Since then there have been may "sightings" and expeditions to find the monster. Does it really exist - who knows? But I guess if you have taken the time to come up here then you will no doubt spend some time peering at the waters in search of it. Also no doubt you will see that little disturbance and tell yourself that you have seen something!
Several companies offer cruises on Loch Ness. You can keep your eyes open for the monster and also admire the magnificent scenery. Some of them stop at the landing stage for Urquhart Castle, where you can stop off and explore the ruins.
Urquhart is on Loch Ness shoreline near Drumnadrochit in the Scottish Highlands. I visited the castle whilst doing a day tour of the Scottish Highlands from Edinburgh. The castle has great views of Loch Ness and from the loch it's an impressive structure reminding those on board what a strong presence the castle once had!
The ruin castle has a turbulant past with its power struggle from the English invaders to the Scottish Lords of the Isles over 500 years. The castle was the key sight for the battles for Scottish Independence before the union in the early 18th Century. You can visit the impressive visitors centre where there is a short film presenting the history from St Columba's visit to the Jacobite uprising in 1689 (available in six languages).
I was there in May 2010. It cost me 7.00 GBP although I purchased a combined with a Loch Ness cruise at the time with the tour company so I might have got in cheaper.
On the Loch Ness, Glencoe & Highlands Tour I did in May 2010, there was the optional excursion to visit Urquhart Castle and take in a lake cruise. I had high expectations especially what Loch Ness connotes to and also I thoroughly enjoyed exploring Urquhart Castle.
We were scheduled to ride on part of the Jacobite Freedom Cruise where it took 30-40 to reach Clansman Harbour from Urquhart Castle. I don't remember exactly what I paid as the optional excursion but I felt I didn't get my money's worth for the cruise as it was too short. I was thinking it would an hour or so cruising. I would like to do another lake cruise again, again probably by Jacobite, but it will considerably be a longer one (from Inverness). Please check out the company's website for further information.
Loch Ness is famous worldwide because of the lake monster Nessie. Many people believe that she lives there and come to the lake trying to see her. I guess, this legend overshadows the beauty of the Loch Ness. The lake, created by a glacier, is the largest body of fresh water in Britain. It is almost 2 km (1 mile) wide and 39 km (24 miles) long. Due to its great depth Loch Ness never freezes. From any place of Loch Ness lake you'll see wonderful views. Urquhart Castle is the most famous landmark at the Loch Ness lake.
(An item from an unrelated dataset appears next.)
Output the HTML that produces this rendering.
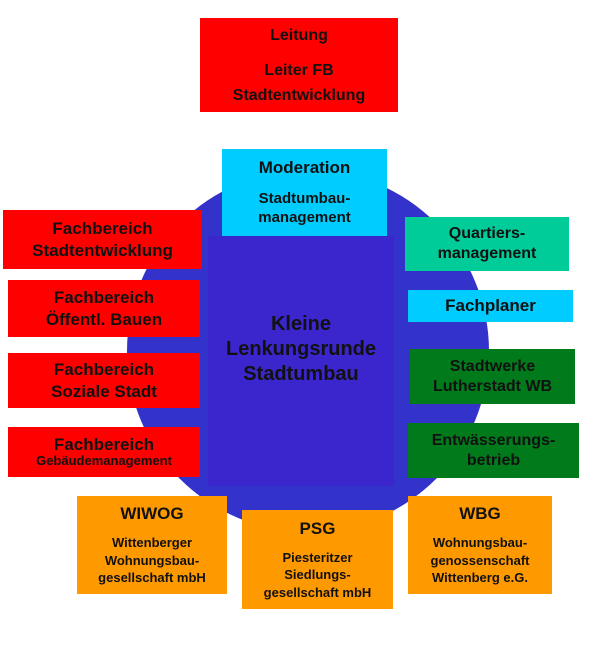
<!DOCTYPE html>
<html><head><meta charset="utf-8"><style>
body{margin:0;width:600px;height:651px;background:#fff;position:relative;overflow:hidden;font-family:"Liberation Sans",Arial,sans-serif;font-weight:bold;color:#111}
.b{position:absolute;display:flex;flex-direction:column;justify-content:center;align-items:center;text-align:center;line-height:1.25;font-size:16px;box-sizing:border-box}
.r{background:#ff0000}.c{background:#00ccff}.t{background:#00cc99}.g{background:#007a1a}.o{background:#ff9900}
</style></head><body>
<div style="position:absolute;left:127px;top:170px;width:362px;height:362px;border-radius:50%;background:#3333cc"></div>
<div style="position:absolute;left:208px;top:236px;width:186px;height:250px;background:#3a26cc"></div>
<div class="b" style="left:208px;top:312px;width:186px;font-size:20px;line-height:25px">Kleine<br>Lenkungsrunde<br>Stadtumbau</div>

<div class="b r" style="left:200px;top:18px;width:198px;height:94px;font-size:16px;line-height:25px"><div style="margin-bottom:10px">Leitung</div>Leiter FB<br>Stadtentwicklung</div>
<div class="b c" style="left:222px;top:149px;width:165px;height:87px"><div style="font-size:17px;margin-bottom:10px">Moderation</div><div style="font-size:15px;line-height:1.3">Stadtumbau-<br>management</div></div>

<div class="b r" style="left:3px;top:210px;width:199px;height:59px;font-size:17px">Fachbereich<br>Stadtentwicklung</div>
<div class="b r" style="left:8px;top:280px;width:192px;height:57px;font-size:17px">Fachbereich<br>Öffentl. Bauen</div>
<div class="b r" style="left:8px;top:353px;width:192px;height:55px;font-size:17px">Fachbereich<br>Soziale Stadt</div>
<div class="b r" style="left:8px;top:427px;width:192px;height:50px;font-size:17px;line-height:1.1">Fachbereich<br><span style="font-size:13px">Gebäudemanagement</span></div>

<div class="b t" style="left:405px;top:217px;width:164px;height:54px">Quartiers-<br>management</div>
<div class="b c" style="left:408px;top:290px;width:165px;height:32px;font-size:17px">Fachplaner</div>
<div class="b g" style="left:410px;top:349px;width:165px;height:55px">Stadtwerke<br>Lutherstadt WB</div>
<div class="b g" style="left:408px;top:423px;width:171px;height:55px">Entwässerungs-<br>betrieb</div>

<div class="b o" style="left:77px;top:496px;width:150px;height:98px;font-size:13px;line-height:1.35"><div style="font-size:17px;margin-bottom:8px">WIWOG</div>Wittenberger<br>Wohnungsbau-<br>gesellschaft mbH</div>
<div class="b o" style="left:242px;top:510px;width:151px;height:99px;font-size:13px;line-height:1.35"><div style="font-size:17px;margin-bottom:8px">PSG</div>Piesteritzer<br>Siedlungs-<br>gesellschaft mbH</div>
<div class="b o" style="left:408px;top:496px;width:144px;height:98px;font-size:13px;line-height:1.35"><div style="font-size:17px;margin-bottom:8px">WBG</div>Wohnungsbau-<br>genossenschaft<br>Wittenberg e.G.</div>
</body></html>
Loch ness , Lake ness is a famous lake all over the world because of the monster that people thought they saw.
This beautiful lake was on our way to Fort William and the highlands and after a short stop here we came back the other day again to enjoy this place.
There is nothing special to do here but the place is a must see because of the landscape and the monster legend.
I highly recommend the day trip to Loch Ness with 'Haggis Adventures'. They are probably more suited to the younger crowd, but the guides were so friendly and knowledgeable. They grew up in the area, and set out to make sure everyone on the bus had a great day. We travelled from the centre of Edinburgh, quite early, by bus to the Scottish Highlands and Loch Ness. We then took a boat trip on Loch Ness..without any sightings. After lunch on the way back, we stopped in many quaint towns including Dunkeld, which is just picturesque. The town is basically postcard quality homes, with an old worldly style and a main street leading to a massive old church, all set next a pristine river. It was a very full day but also a very satisfying way of seeing the country with people who knew real stories about Scotland's history. If I am ever back that way I wouldn't hesitate in going with Haggis Adventures again, as they made it a very pleasant experience.